Question of autonomy — As the Indian government tries to strong arm the country’s central bank, its governor threatens to resign


  • The Indian government is mulling over invoking Section 7 of the Reserve Bank of India (RBI) Act, a provision which allows the central government to issue directives to the bank regulator.

  • The government has sent three letters to Reserve Bank of India under Section 7 (1) to seek consultation over various issues like the economy’s liquidity crunch and weak banks.

  • The bank’s governor, Urjit Patel, has threatened to resign if the government does not back down.
The Indian government and the country’s apex bank, the Reserve Bank of India (RBI), are locking horns over the latter’s autonomy. While the RBI believes it should continue to make decisions on its own, the government of India believes that it should have some say in how they’re handling the economy — by invoking Section 7 of the RBI Act.

By putting that section in play, the government can issue orders to the central bank, which it will then have to follow — regardless of whether not it believes the move is correct.
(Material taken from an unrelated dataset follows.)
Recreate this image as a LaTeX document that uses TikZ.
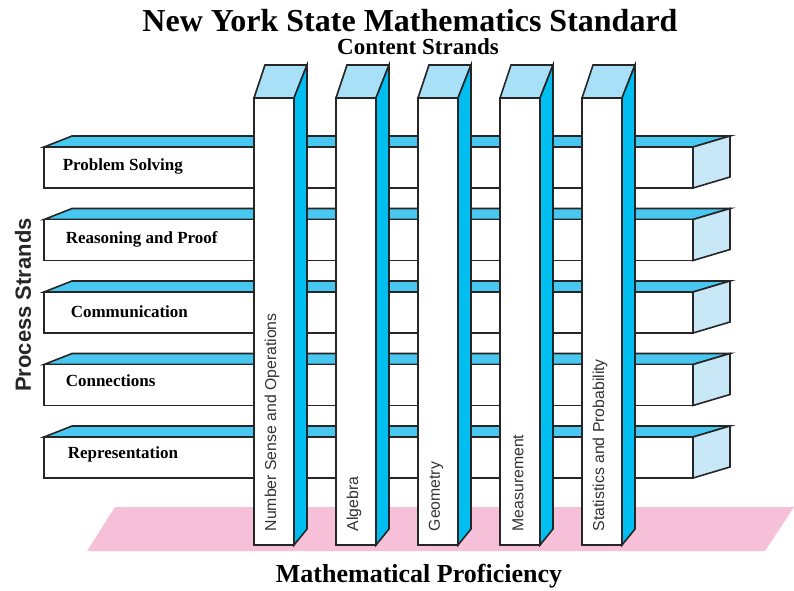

The central government has already started using Section 7(1) of the RBI Act. In fact, it sent three letters to RBI seeking consultation. These letters include directives on how to ease the norms for prompt corrective action (PCA) and address the liquidity crunch that non-banking financial companies (NBFCs) are facing.

In response to these injunctions, RBI’s governor, Urjit Patel, has threatened to resign. The Ministry of Finance, though unwilling to share details in the public domain, has stated that they are officially consulting with the RBI on how to proceed with Section 7.




What’s the big deal about Section 7?

In the 71 years of its independence, this the first time that any government in power will be using the provision. Never before has the government questioned or attempted to correct the issues of the money by strong arming the country’s apex money regulator.

The section gives exclusive rights to the central government to direct RBI, which in any other case, does not take direction from any governing body in India.

Even during the crisis of 1992 when liberalisation-privatisation-globalisation (LPG) was implemented or, the more recent, global recession of 2008, the government did not feel the need to invoke Section 7 of the RBI Act.

The RBI and the Indian government have been muscling with each other due to opposing points of view over ‘prompt corrective action’ (PCA). While Indian government wanted RBI to relax the lending rules for banks issue loans so that it would reduce pressure on the Ministry of Micro, Small and Medium Enterprises (MSMEs), the RBI did not agree.